Inverse incomplete gamma function

## Syntax

x = gammaincinv(y,a)
x = gammaincinv(y,a,tail)

## Description

x = gammaincinv(y,a) evaluates the inverse incomplete gamma function for corresponding elements of y and a, such that y = gammainc(x,a). The elements of y must be in the closed interval [0,1], and those of a must be nonnegative. y and a must be real and the same size (or either can be a scalar).

x = gammaincinv(y,a,tail) specifies the tail of the incomplete gamma function. Choices are 'lower' (the default) to use the integral from 0 to x, or 'upper' to use the integral from x to infinity.
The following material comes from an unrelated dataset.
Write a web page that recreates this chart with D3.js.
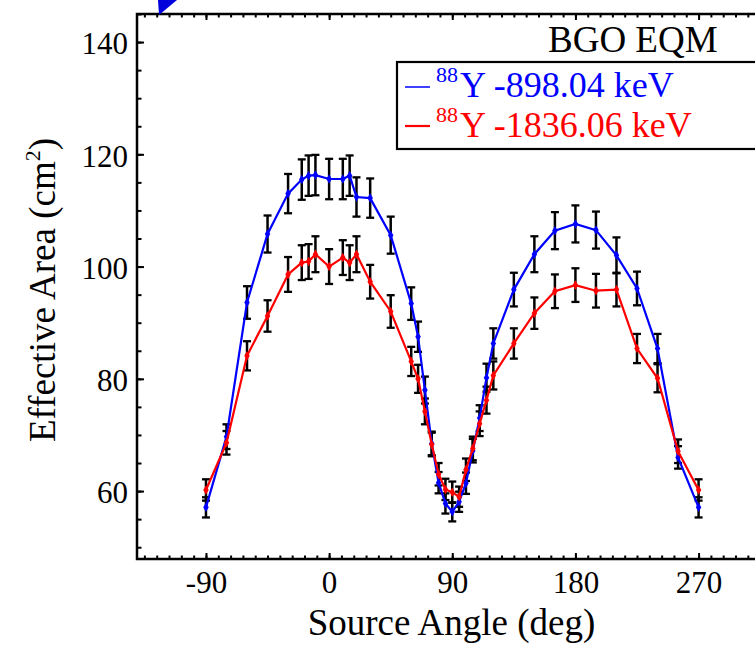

These two choices are related as:

gammaincinv(y,a,'upper') = gammaincinv(1-y,a,'lower').

When y is close to 0, the 'upper' option provides a way to compute x more accurately than by subtracting y from 1.

## Definitions

The lower incomplete gamma function is defined as:

$\mathrm{gammainc}\left(x,a\right)=\frac{1}{\Gamma \left(a\right)}\underset{0}{\overset{x}{\int }}{e}^{-t}{t}^{\left(a-1\right)}dt$

The upper incomplete gamma function is defined as:

$\mathrm{gammainc}\left(x,a\right)=\frac{1}{\Gamma \left(a\right)}\underset{x}{\overset{\infty }{\int }}{e}^{-t}{t}^{\left(a-1\right)}dt$

gammaincinv computes the inverse of the incomplete gamma function with respect to the integration limit x using Newton's method.

For any a>0, as y approaches 1, gammaincinv(y,a) approaches infinity. For small x and a, gammainc(x,a)$\cong {x}^{a}$, so gammaincinv(1,0) = 0.

## References

[1] Cody, J., An Overview of Software Development for Special Functions, Lecture Notes in Mathematics, 506, Numerical Analysis Dundee, G. A. Watson (ed.), Springer Verlag, Berlin, 1976.

[2] Abramowitz, M. and I.A. Stegun, Handbook of Mathematical Functions, National Bureau of Standards, Applied Math. Series #55, Dover Publications, 1965, sec. 6.5.